BECCS and DACCS play crucial roles in GHG removal pathways, offering advantages of permanence as sequestering CO2 in geological formations such as saline aquifers and minerals would make them less vulnerable to external disturbances such as wildfires. BECCS can replace natural gas peaker plants, providing a competitive solution to balance intermittency issues if there are high carbon prices. But we cannot overlook its limitations, such as feedstock availability and land and water requirements, as its CO2 removal efficiency can be significantly diminished by an initial carbon debt associated with land use changes.

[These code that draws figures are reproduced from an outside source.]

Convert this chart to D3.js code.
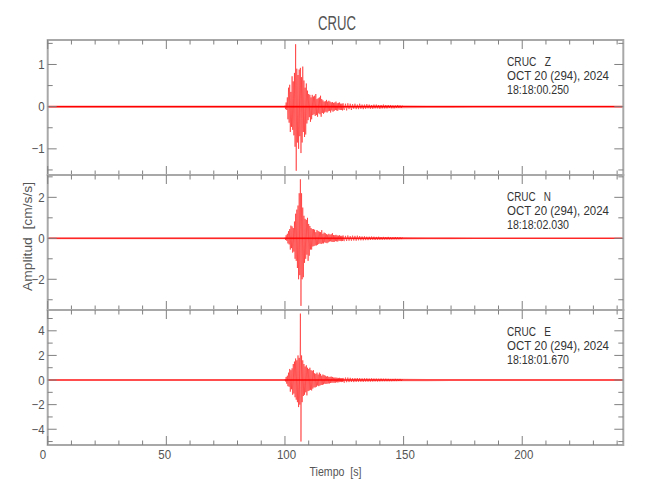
<!DOCTYPE html>
<html><head><meta charset="utf-8">
<script src="https://cdn.jsdelivr.net/npm/d3@7"></script>
<style>
html,body{margin:0;padding:0;background:#fff;}
svg text{font-family:'Liberation Sans','Arial',sans-serif;}
</style></head><body>
<svg id="chart" width="650" height="500"></svg>
<script>
// ---------------- DATA ----------------
const title = "CRUC";
const station = "CRUC";
const components = ["Z", "N", "E"];
const dateLabel = "OCT 20 (294), 2024";
const startTimes = ["18:18:00.250", "18:18:02.030", "18:18:01.670"];
const xLabel = "Tiempo  [s]";
const yLabel = "Amplitud  [cm/s/s]";
const xDomain = [0, 242.6];
const xTickLabels = [0, 50, 100, 150, 200];

// Y axes per component
const yDomainZ = [-1.62, 1.58];
const yDomainN = [-3.5, 3.09];
const yDomainE = [-5.28, 5.69];
const yTicksZ = [-1, 0, 1];
const yTicksN = [-2, 0, 2];
const yTicksE = [-4, -2, 0, 2, 4];
const yMinorZ = [-1.5, -0.5, 0.5, 1.5];
const yMinorN = [-3, -1, 1, 3];
const yMinorE = [-5, -3, -1, 1, 3, 5];

// Strong-motion part: peak amplitudes every 0.25 s from 100.00 s (one row per second)
const burstStart = 100.0, burstStep = 0.25;
const burstZ = [
  0.03, -0.06, 0.10, -0.08,
  0.22, -0.30, 0.45, -0.38,
  0.52, -0.60, 0.35, -0.48,
  0.72, -0.55, 0.60, -0.68,
  0.80, -0.95, 1.48, -1.52,
  0.90, -0.85, 0.75, -1.00,
  0.88, -0.70, 0.92, -1.10,
  0.70, -0.85, 0.95, -0.60,
  0.62, -0.72, 0.45, -0.66,
  0.55, -0.40, 0.38, -0.32,
  0.30, -0.25, 0.28, -0.36,
  0.22, -0.30, 0.28, -0.20,
  0.24, -0.18, 0.26, -0.22,
  0.30, -0.20, 0.18, -0.24,
  0.20, -0.16, 0.22, -0.18,
  0.26, -0.24, 0.18, -0.15,
  0.15, -0.17, 0.12, -0.14,
  0.13, -0.12, 0.16, -0.14,
  0.12, -0.11, 0.14, -0.10,
  0.12, -0.14, 0.10, -0.09,
  0.11, -0.12, 0.09, -0.10,
  0.10, -0.08, 0.12, -0.09,
  0.08, -0.10, 0.09, -0.07,
  0.10, -0.08, 0.07, -0.08,
  0.07, -0.09, 0.08, -0.06
];
const burstN = [
  0.04, -0.08, 0.15, -0.12,
  0.22, -0.25, 0.35, -0.30,
  0.45, -0.55, 0.62, -0.48,
  0.58, -0.70, 0.50, -0.65,
  0.82, -1.00, 1.20, -1.10,
  1.40, -1.45, 1.60, -2.00,
  2.20, -1.80, 2.88, -3.30,
  2.20, -2.00, 1.50, -1.90,
  1.10, -1.20, 0.95, -1.00,
  0.90, -0.80, 1.00, -1.10,
  0.70, -0.85, 0.60, -0.55,
  0.50, -0.55, 0.45, -0.40,
  0.45, -0.38, 0.42, -0.35,
  0.30, -0.35, 0.40, -0.32,
  0.35, -0.28, 0.32, -0.25,
  0.30, -0.28, 0.40, -0.25,
  0.22, -0.25, 0.28, -0.20,
  0.25, -0.22, 0.20, -0.24,
  0.18, -0.20, 0.22, -0.16,
  0.18, -0.15, 0.20, -0.17,
  0.25, -0.18, 0.16, -0.18,
  0.15, -0.14, 0.17, -0.15,
  0.14, -0.16, 0.13, -0.12,
  0.15, -0.13, 0.12, -0.14,
  0.12, -0.13, 0.14, -0.11
];
const burstE = [
  0.08, -0.12, 0.25, -0.30,
  0.35, -0.50, 0.60, -0.55,
  0.90, -0.95, 0.80, -0.75,
  0.95, -1.20, 1.30, -1.10,
  1.50, -1.40, 1.75, -1.60,
  1.60, -1.80, 2.00, -2.20,
  1.80, -2.00, 5.40, -5.00,
  2.00, -1.80, 1.60, -1.30,
  1.30, -1.20, 1.10, -1.00,
  1.20, -1.25, 1.00, -0.90,
  0.90, -0.85, 1.00, -0.80,
  0.80, -0.85, 0.75, -0.70,
  0.80, -0.60, 0.55, -0.60,
  0.50, -0.55, 0.60, -0.45,
  0.45, -0.50, 0.60, -0.45,
  0.50, -0.40, 0.35, -0.40,
  0.45, -0.35, 0.40, -0.30,
  0.35, -0.32, 0.28, -0.30,
  0.32, -0.28, 0.25, -0.28,
  0.26, -0.24, 0.28, -0.22,
  0.25, -0.22, 0.20, -0.22,
  0.20, -0.22, 0.20, -0.18,
  0.18, -0.20, 0.17, -0.18,
  0.18, -0.16, 0.15, -0.17,
  0.16, -0.15, 0.17, -0.14
];

// Coda: peak amplitudes every 0.5 s from 125.0 s (one row per 5 s)
const codaStart = 125.0, codaStep = 0.5;
const codaZ = [
  -0.08, 0.07, -0.09, 0.08, -0.06, 0.07, -0.08, 0.06, -0.05, 0.07,
  -0.06, 0.05, -0.06, 0.07, -0.05, 0.05, -0.06, 0.05, -0.05, 0.06,
  -0.04, 0.05, -0.05, 0.04, -0.05, 0.05, -0.04, 0.05, -0.04, 0.04,
  -0.05, 0.04, -0.04, 0.05, -0.04, 0.04, -0.04, 0.04, -0.03, 0.04,
  -0.04, 0.03, -0.04, 0.03, -0.03, 0.04, -0.03, 0.03, -0.03, 0.03
];
const codaN = [
  -0.14, 0.12, -0.13, 0.14, -0.12, 0.11, -0.12, 0.13, -0.11, 0.12,
  -0.12, 0.13, -0.10, 0.11, -0.10, 0.09, -0.10, 0.10, -0.09, 0.08,
  -0.09, 0.08, -0.08, 0.09, -0.07, 0.08, -0.08, 0.07, -0.07, 0.08,
  -0.07, 0.06, -0.07, 0.07, -0.06, 0.06, -0.06, 0.07, -0.06, 0.05,
  -0.06, 0.05, -0.05, 0.06, -0.05, 0.05, -0.05, 0.05, -0.04, 0.05
];
const codaE = [
  -0.22, 0.20, -0.18, 0.20, -0.17, 0.18, -0.16, 0.15, -0.17, 0.15,
  -0.15, 0.16, -0.14, 0.15, -0.14, 0.13, -0.15, 0.14, -0.13, 0.14,
  -0.13, 0.12, -0.13, 0.14, -0.12, 0.12, -0.11, 0.12, -0.12, 0.11,
  -0.11, 0.12, -0.10, 0.11, -0.10, 0.11, -0.10, 0.10, -0.10, 0.09,
  -0.10, 0.09, -0.09, 0.10, -0.09, 0.09, -0.08, 0.09, -0.08, 0.08
];

// Background noise half-width over the whole record
const noiseTimes = [0,10,20,30,40,50,60,70,80,90,100,110,120,130,140,150,160,170,180,190,200,210,220,230,240,242.6];
const noiseZ = [0.03,0.03,0.03,0.03,0.03,0.03,0.03,0.03,0.03,0.03,0.03,0.03,0.03,0.03,0.035,0.035,0.03,0.03,0.025,0.025,0.025,0.025,0.025,0.025,0.025,0.025];
const noiseN = [0.05,0.05,0.05,0.05,0.05,0.05,0.05,0.05,0.05,0.05,0.05,0.05,0.05,0.05,0.06,0.06,0.05,0.05,0.04,0.04,0.04,0.04,0.04,0.04,0.04,0.04];
const noiseE = [0.08,0.08,0.08,0.08,0.08,0.08,0.08,0.08,0.08,0.08,0.08,0.08,0.08,0.1,0.1,0.1,0.09,0.08,0.08,0.08,0.08,0.08,0.08,0.08,0.08,0.08];

// ---------------- LAYOUT ----------------
const left = 47.7, right = 623.3, top0 = 40, panelH = 135;
const traceColor = "#ff0000";
const frameColor = "#a8a8a8";
const tickColor = "#808080";
const textColor = "#555";

const svg = d3.select("#chart");
const x = d3.scaleLinear().domain(xDomain).range([left, right]);

function fitWidth(sel, w) {
  sel.attr("textLength", w).attr("lengthAdjust", "spacingAndGlyphs");
  return sel;
}
let condenseK = 0.9;
function condense(sel) {
  const w = sel.node().getComputedTextLength();
  return fitWidth(sel, w * condenseK);
}

// measure uniform condensation from the date label (target width ~102 px)
{
  const probe = svg.append("text").attr("font-size", 12.5).text(dateLabel);
  condenseK = 102 / probe.node().getComputedTextLength();
  probe.remove();
}

const panels = [
  {comp: components[0], time: startTimes[0], burst: burstZ, coda: codaZ, noise: noiseZ, domain: yDomainZ, ticks: yTicksZ, minor: yMinorZ},
  {comp: components[1], time: startTimes[1], burst: burstN, coda: codaN, noise: noiseN, domain: yDomainN, ticks: yTicksN, minor: yMinorN},
  {comp: components[2], time: startTimes[2], burst: burstE, coda: codaE, noise: noiseE, domain: yDomainE, ticks: yTicksE, minor: yMinorE}
];

const xTickVals = d3.range(0, xDomain[1], 10);
const fmt = v => (v < 0 ? "\u2212" + Math.abs(v) : String(v));

panels.forEach((p, i) => {
  const y0 = top0 + i * panelH, y1 = y0 + panelH;
  const y = d3.scaleLinear().domain(p.domain).range([y1, y0]);
  const g = svg.append("g");

  const clipId = "clip" + i;
  svg.append("clipPath").attr("id", clipId)
    .append("rect").attr("x", left).attr("y", y0).attr("width", right - left).attr("height", panelH);

  const tg = g.append("g").attr("clip-path", `url(#${clipId})`);

  // noise band
  const noiseData = noiseTimes.map((t, k) => ({t, a: p.noise[k]}));
  tg.append("path").datum(noiseData)
    .attr("d", d3.area().x(d => x(d.t)).y0(d => y(-d.a)).y1(d => y(d.a)))
    .attr("fill", traceColor).attr("opacity", 0.4);
  // baseline trace
  tg.append("path").datum([xDomain[0], xDomain[1]])
    .attr("d", d3.line().x(d => x(d)).y(() => y(0)))
    .attr("stroke", traceColor).attr("stroke-width", 1.1).attr("fill", "none");
  // event trace: burst then coda
  const pts = p.burst.map((v, k) => ({t: burstStart + k * burstStep, v}))
    .concat(p.coda.map((v, k) => ({t: codaStart + k * codaStep, v})));
  tg.append("path").datum(pts)
    .attr("d", d3.line().x(d => x(d.t)).y(d => y(d.v)))
    .attr("stroke", traceColor).attr("stroke-width", 0.5).attr("fill", "none")
    .attr("stroke-linejoin", "round");

  // frame
  g.append("rect").attr("x", left).attr("y", y0).attr("width", right - left).attr("height", panelH)
    .attr("fill", "none").attr("stroke", frameColor).attr("stroke-width", 2);

  // x ticks top & bottom (inward)
  xTickVals.forEach(v => {
    const len = v % 50 === 0 ? 9 : 4.5;
    g.append("line").attr("x1", x(v)).attr("x2", x(v)).attr("y1", y0).attr("y2", y0 + len)
      .attr("stroke", tickColor).attr("stroke-width", 1);
    g.append("line").attr("x1", x(v)).attr("x2", x(v)).attr("y1", y1).attr("y2", y1 - len)
      .attr("stroke", tickColor).attr("stroke-width", 1);
  });
  // y ticks left & right
  p.ticks.forEach(v => {
    [[left, 9], [right, -9]].forEach(([xx, l]) =>
      g.append("line").attr("x1", xx).attr("x2", xx + l).attr("y1", y(v)).attr("y2", y(v))
        .attr("stroke", tickColor).attr("stroke-width", 1));
    condense(g.append("text").attr("x", left - 3).attr("y", y(v)).attr("dy", "0.36em")
      .attr("text-anchor", "end").attr("font-size", 12.5).attr("fill", textColor).text(fmt(v)));
  });
  p.minor.forEach(v => {
    [[left, 5], [right, -5]].forEach(([xx, l]) =>
      g.append("line").attr("x1", xx).attr("x2", xx + l).attr("y1", y(v)).attr("y2", y(v))
        .attr("stroke", tickColor).attr("stroke-width", 1));
  });

  // annotation
  const annLines = [[station + "   " + p.comp, 44], [dateLabel, 102], [p.time, 62]];
  annLines.forEach(([txt, w], k) => {
    fitWidth(g.append("text").attr("x", 507).attr("y", y0 + 25.7 + k * 14.2)
      .attr("font-size", 12.5).attr("fill", "#333").style("white-space", "pre").text(txt), w);
  });

  // x tick labels under last panel
  if (i === panels.length - 1) {
    xTickLabels.forEach(v => {
      condense(g.append("text").attr("x", x(v) - 8).attr("y", y1 + 14)
        .attr("font-size", 12.5).attr("fill", textColor).text(v));
    });
  }
});

// titles
fitWidth(svg.append("text").attr("x", 318).attr("y", 30)
  .attr("font-size", 21).attr("fill", "#555").text(title), 38);
fitWidth(svg.append("text").attr("x", 309.5).attr("y", 476)
  .attr("font-size", 13).attr("fill", textColor).style("white-space", "pre").text(xLabel), 52);
fitWidth(svg.append("text").attr("transform", "translate(32,291) rotate(-90)")
  .attr("font-size", 13).attr("fill", textColor).style("white-space", "pre").text(yLabel), 109);
</script>
</body></html>
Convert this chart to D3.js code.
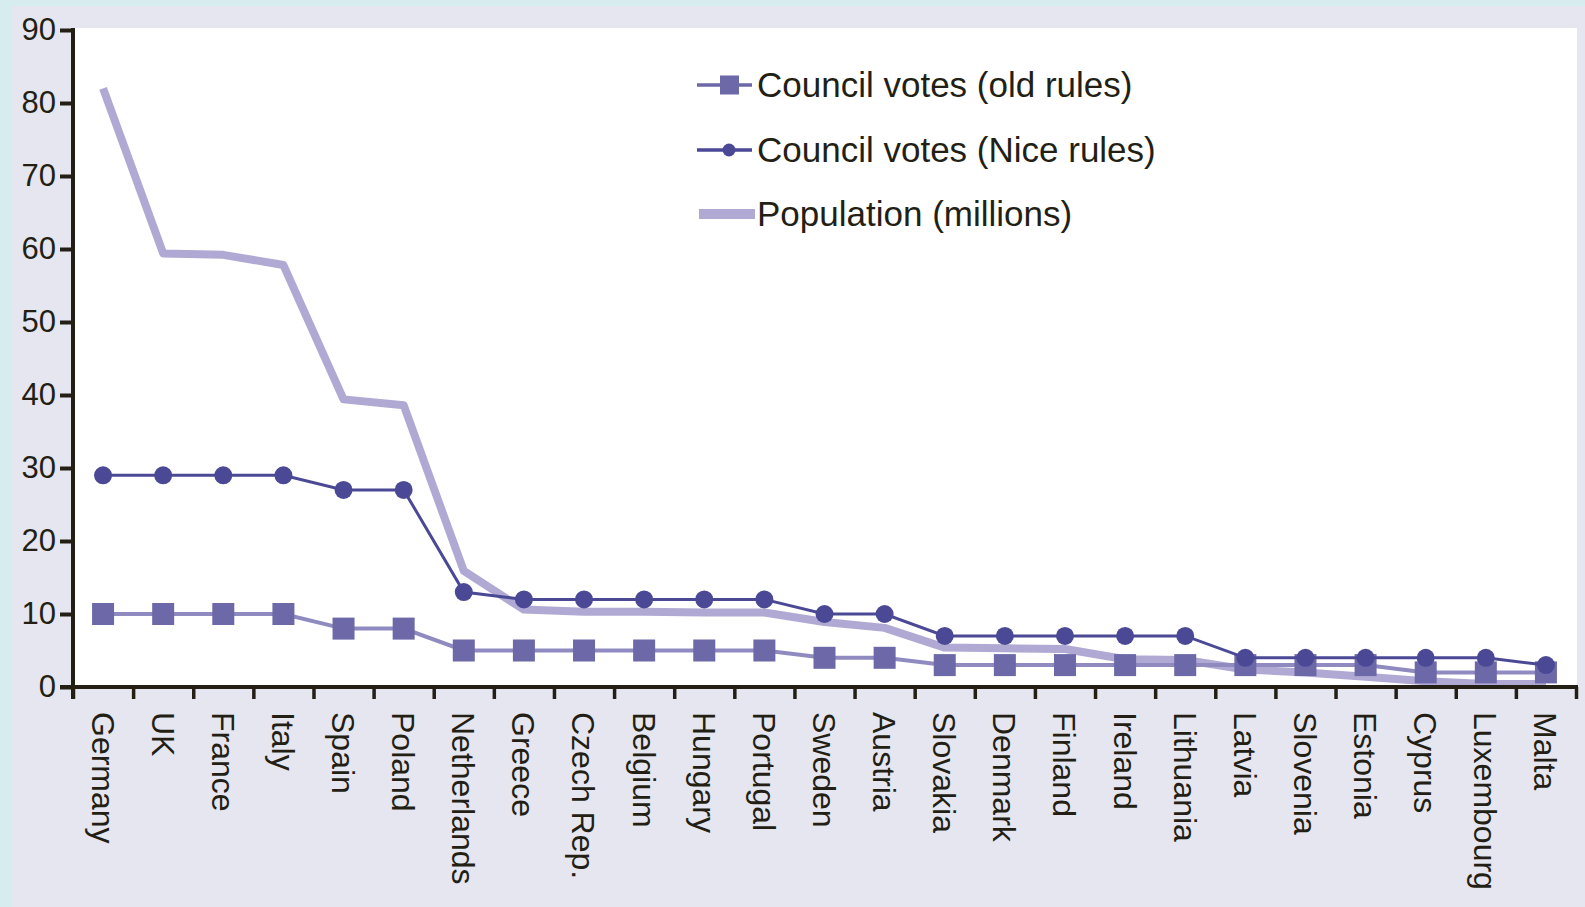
<!DOCTYPE html>
<html>
<head>
<meta charset="utf-8">
<script src="https://cdn.jsdelivr.net/npm/d3@7"></script>
<style>
  html, body { margin: 0; padding: 0; background: #e6e6f1; }
  svg { display: block; }
</style>
</head>
<body>
<script>
const WIDTH = 1585;
const HEIGHT = 907;

const countries = ["Germany", "UK", "France", "Italy", "Spain", "Poland", "Netherlands", "Greece",
    "Czech Rep.", "Belgium", "Hungary", "Portugal", "Sweden", "Austria", "Slovakia", "Denmark",
    "Finland", "Ireland", "Lithuania", "Latvia", "Slovenia", "Estonia", "Cyprus", "Luxembourg", "Malta"];
const oldVotes = [10, 10, 10, 10, 8, 8, 5, 5, 5, 5, 5, 5, 4, 4, 3, 3, 3, 3, 3, 3, 3, 3, 2, 2, 2];
const niceVotes = [29, 29, 29, 29, 27, 27, 13, 12, 12, 12, 12, 12, 10, 10, 7, 7, 7, 7, 7, 4, 4, 4, 4, 4, 3];
const population = [82.0, 59.4, 59.2, 57.8, 39.4, 38.6, 15.9, 10.6, 10.3, 10.3, 10.2, 10.2, 8.9, 8.1,
    5.4, 5.3, 5.2, 3.8, 3.7, 2.4, 2.0, 1.4, 0.8, 0.4, 0.4];
const yTicks = [0, 10, 20, 30, 40, 50, 60, 70, 80, 90];
const legendLabels = ["Council votes (old rules)", "Council votes (Nice rules)", "Population (millions)"];

const INK = "#231f14";
const OLD_COLOR = "#6d69a8";
const OLD_LINE = "#8f8bc0";
const NICE_COLOR = "#4b4996";
const POP_COLOR = "#afa9d3";

const plot = { left: 73, right: 1577, top: 28, bottom: 687 };

const svg = d3.select("body").append("svg")
    .attr("width", WIDTH)
    .attr("height", HEIGHT)
    .attr("viewBox", [0, 0, WIDTH, HEIGHT]);

// background strips
svg.append("rect").attr("width", WIDTH).attr("height", HEIGHT).attr("fill", "#e6e6f1");
svg.append("rect").attr("width", 12).attr("height", HEIGHT).attr("fill", "#d6ecef");
svg.append("rect").attr("width", WIDTH).attr("height", 6).attr("fill", "#d6ecef");
svg.append("rect")
    .attr("x", plot.left).attr("y", plot.top)
    .attr("width", plot.right - plot.left).attr("height", plot.bottom - plot.top)
    .attr("fill", "#fff");

const x = d3.scalePoint()
    .domain(countries)
    .range([plot.left, 1576])
    .padding(0.5);

const xEdges = d3.scaleLinear()
    .domain([0, countries.length])
    .range([plot.left, 1576]);

const y = d3.scaleLinear()
    .domain([0, 90])
    .range([687, 30]);

const lineOf = d3.line().x((d, i) => x(countries[i])).y(d => y(d));

// population line
svg.append("path")
    .datum(population)
    .attr("fill", "none")
    .attr("stroke", POP_COLOR)
    .attr("stroke-width", 8)
    .attr("stroke-linejoin", "round")
    .attr("d", lineOf);

// old rules
svg.append("path")
    .datum(oldVotes)
    .attr("fill", "none")
    .attr("stroke", OLD_LINE)
    .attr("stroke-width", 4)
    .attr("d", lineOf);

svg.append("g")
    .attr("fill", OLD_COLOR)
    .selectAll("rect")
    .data(oldVotes)
    .join("rect")
        .attr("x", (d, i) => x(countries[i]) - 11)
        .attr("y", d => y(d) - 11)
        .attr("width", 22)
        .attr("height", 22);

// Nice rules
svg.append("path")
    .datum(niceVotes)
    .attr("fill", "none")
    .attr("stroke", NICE_COLOR)
    .attr("stroke-width", 3)
    .attr("d", lineOf);

svg.append("g")
    .attr("fill", NICE_COLOR)
    .selectAll("circle")
    .data(niceVotes)
    .join("circle")
        .attr("cx", (d, i) => x(countries[i]))
        .attr("cy", d => y(d))
        .attr("r", 9);

// y axis
const yAxis = svg.append("g")
    .attr("transform", `translate(${plot.left},0)`)
    .call(d3.axisLeft(y).tickValues(yTicks).tickSize(13).tickPadding(4));
yAxis.select(".domain").remove();
yAxis.selectAll(".tick line").attr("stroke", INK).attr("stroke-width", 4);
yAxis.selectAll(".tick text")
    .attr("fill", INK)
    .attr("font-family", "'Liberation Sans', Arial, sans-serif")
    .attr("font-size", 31);
svg.append("line")
    .attr("x1", plot.left).attr("x2", plot.left)
    .attr("y1", 28).attr("y2", 699)
    .attr("stroke", INK).attr("stroke-width", 4);

// x axis
const xAxis = svg.append("g")
    .attr("transform", `translate(0,${y(0)})`)
    .call(d3.axisBottom(xEdges).ticks(countries.length).tickSize(12).tickFormat(""));
xAxis.select(".domain").remove();
xAxis.selectAll(".tick line").attr("stroke", INK).attr("stroke-width", 3.5);
svg.append("line")
    .attr("x1", plot.left - 13).attr("x2", 1578)
    .attr("y1", y(0)).attr("y2", y(0))
    .attr("stroke", INK).attr("stroke-width", 4);

svg.append("g")
    .attr("font-family", "'Liberation Sans', Arial, sans-serif")
    .attr("font-size", 32)
    .attr("fill", INK)
    .selectAll("text")
    .data(countries)
    .join("text")
        .attr("transform", d => `translate(${x(d)},712) rotate(90)`)
        .attr("dy", "0.36em")
        .text(d => d);

// legend
const legend = svg.append("g")
    .attr("font-family", "'Liberation Sans', Arial, sans-serif")
    .attr("font-size", 35)
    .attr("fill", INK);
const legendY = [85, 150, 214];

legend.append("line")
    .attr("x1", 697).attr("x2", 752).attr("y1", legendY[0]).attr("y2", legendY[0])
    .attr("stroke", OLD_COLOR).attr("stroke-width", 3.5);
legend.append("rect")
    .attr("x", 720).attr("y", legendY[0] - 9.5).attr("width", 19).attr("height", 19)
    .attr("fill", OLD_COLOR);
legend.append("line")
    .attr("x1", 697).attr("x2", 752).attr("y1", legendY[1]).attr("y2", legendY[1])
    .attr("stroke", NICE_COLOR).attr("stroke-width", 3.5);
legend.append("circle")
    .attr("cx", 729).attr("cy", legendY[1]).attr("r", 6.5)
    .attr("fill", NICE_COLOR);
legend.append("line")
    .attr("x1", 699).attr("x2", 755).attr("y1", legendY[2]).attr("y2", legendY[2])
    .attr("stroke", POP_COLOR).attr("stroke-width", 10);

legend.selectAll("text")
    .data(legendLabels)
    .join("text")
        .attr("x", 757)
        .attr("y", (d, i) => legendY[i])
        .attr("dy", "0.35em")
        .text(d => d);
</script>
</body>
</html>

However, BECCS is increasingly explored in other ways, with various combinations to harness its full potential. Considerations for biomass type, energy use, and sector type are key variables that determine the implications and outcomes of BECCS. For example, a greenfield powerplant powered by energy wood from dedicated monoculture plantations with CCS would have very different requirements compared to an existing waste-incineration plant equipped with CCS capability. This shows that the devil lies in the details and that some types of BECCS have been overlooked, leaving important gaps in understanding details pertinent to policy design.
Soyoung Oh during a panel discussion at a Higher Education Pavilion to discuss trade-offs between nature-based solutions and biomass for energy with CCS (BECCS), organized by the University of Cambridge on December 10
Direct Air Carbon Capture and Storage (DACCS), on the other hand, presents itself as a low-impact solution with minimal land and water requirements. However, challenges exist in its intensive energy use and low economic viability, although each type of DACCS technology has different requirements. Business models are highly dependent on either public or private support, carbon pricing-related incentives, and voluntary carbon markets.
For both BECCS and DACCS, serious challenges may arise when quantifying the overall value chain. For example, in countries with the potential for BECCS with insufficient storage capacities, cross-border export of CO2 for storage will be particularly challenging and require clarification through carbon accounting and international governance systems.
To scale up BECCS and DACCS, technological solution providers like Carbon Engineering are central players, but government and private funding are equally important. Policymakers must systematically analyze potentials within energy systems and overall value chains. A balanced set of demand-pull policies, such as the carbon contract for difference, and supply-push policies, such as R&D investment, can enable the initial deployment of BECCS and DACCS on a national scale.
As we embark on this journey, we must ensure that the growth of CDR technologies is not reinforcing fossil fuels with CCS. Stringent carbon accounting and monitoring, reporting, and verification processes for carbon removal activities are significant when granting incentives to operators. Integrating BECCS and DACCS into the existing value chain is also critical for lowering cost and ensuring feasibility. In our pathway to achieving Paris Agreement goals with GHG removals, it is paramount to have a comprehensive and nuanced understanding of the implications associated with carbon dioxide removal.
*Some parts of the text are adopted from the press conference speech I gave on December 8.
Soyoung Oh is a Junior Research Fellow at The Climate Policy Lab at The Fletcher School.